Si de nombreux enfants arrivent le ventre vide à l’école, c’est parce que leurs parents sont pauvres. Il est sûr que, les fins de mois venus, de nombreux jeunes, et leurs parents aussi, ont faim ailleurs qu’à l’école. Plutôt de donner aux parents les moyens de se loger et de nourrir convenablement leurs enfants, de leur assurer une vie culturelle et des loisirs épanouissants, le gouvernement les marginalise davantage en nourrissant lui-même les enfants pauvres via l’école et en créant des logements à prix modiques. Un gouvernement tuteur des enfants et des pauvres.

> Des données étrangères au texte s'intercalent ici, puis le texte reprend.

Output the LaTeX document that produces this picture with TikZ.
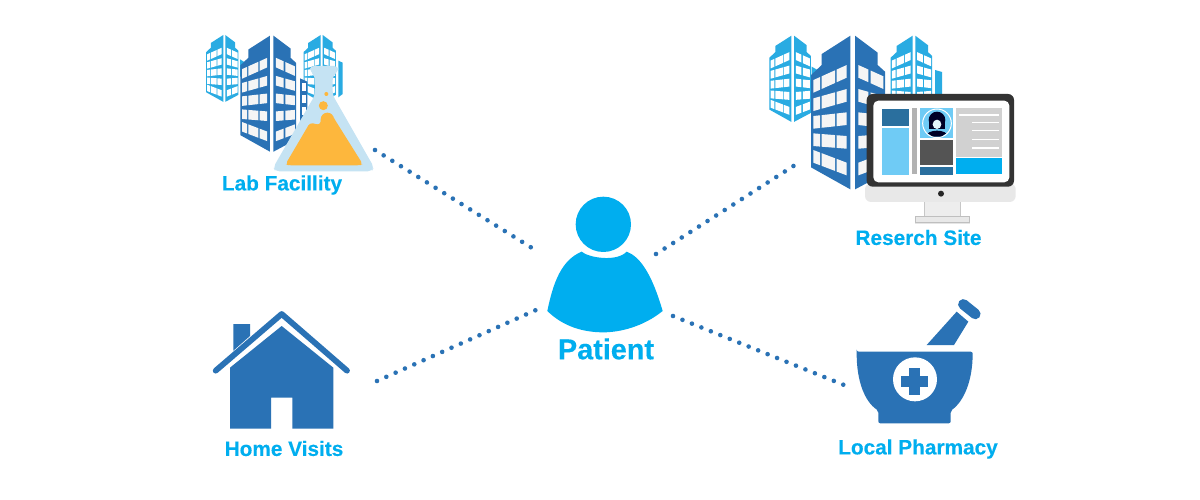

Comme s’il ne croyait pas ces gens capables de dépenser judicieusement leur revenu, advenant qu’ils en aient un revenu.

Deux ans plus tard

Deux ans plus tard, nous sommes à peu près au même point : toujours pas de plan contre la pauvreté de la part d’un premier ministre qui se prétendait obsédé par le problème. Mais les préoccupations électoralistes sont toujours présentes. Voilà que les sondages promettent une dégringolade spectaculaire au Parti québécois, advenant une élection prochaine. Le gouvernement péquiste improvise un semblant de virage et parle d’une sorte de revenu minimum dont il pourrait présenter les grandes lignes au printemps prochain, quelques mois avant des élections... C’est reconnaître explicitement que l’obsession de lutte contre la pauvreté n’a pas jusqu’ici été bien forte.

Eh bien, je n’y crois pas davantage pour le printemps. Le Parti québécois essaie de se refaire une image positive auprès des groupes sociaux qu’il a lâchement abandonnés, depuis l’administration Bouchard, pour satisfaire les milieux financiers et les gens d’affaires. Il ne mettra pas en place ce qu’il promet. Pas plus au printemps prochain qu’il y a six ou deux ans.